If you must include disclaimers, keep them short and separate from the action (“If this is urgent, contact support”). In chat, confidence should point somewhere: a step, a check, or a clear question.

Keeping a natural voice across dozens of intents (without rewriting everything)

Keeping a natural voice across dozens of intents (without rewriting everything)

Once confidence is pointing to a step, the next thing that breaks is consistency: password reset sounds human, but billing sounds like a different company. That usually happens when each intent gets its own mini-prompt, written by whoever shipped it, so the assistant keeps changing its “default habits” (openings, sentence length, how it asks questions).

You don’t fix that by rewriting 40 scripts. You fix it by defining a small voice “kernel” that every intent inherits: answer-first, one concrete anchor, one question max, one fallback max, and a short list of banned moves (no “thank you for reaching out,” no restating the question, no policy preambles). Then attach two or three examples that show the same intent in different moods: calm user, angry user, confused user.

Shared rules can feel rigid when one flow needs extra care (refunds, outages). Handle that with allowed overrides, not ad hoc edits.
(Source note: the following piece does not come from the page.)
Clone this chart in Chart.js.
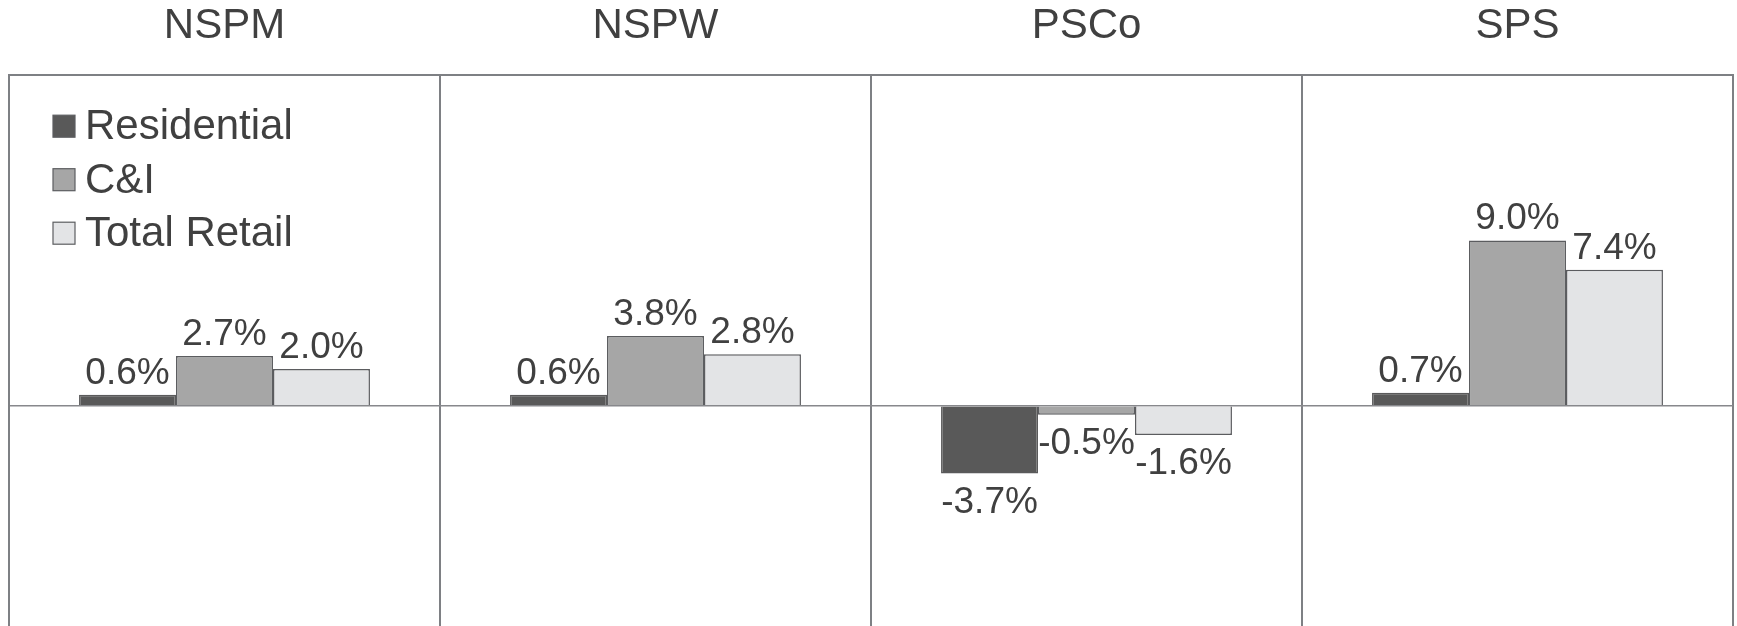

Next, you need a loop that catches drift before users do.

A small, repeatable editing loop your team can actually run

Drift usually shows up as tiny habits: a new intent ships with “Thanks for reaching out,” another adds three fallbacks, and a third starts hedging. Catch it with a weekly 30-minute pass on real transcripts: pick 10 replies across key intents, then score each one on five checks—answer-first, one concrete anchor, one question max, one fallback max, banned moves avoided.

When a reply fails, don’t rewrite it by feel. Add a rule or an example to the shared kernel, then rerun the same 10 prompts and compare. You’ll need clean logging and someone empowered to say “no” to one-off tone exceptions.

Run the loop until the “off” feeling turns into a named fix.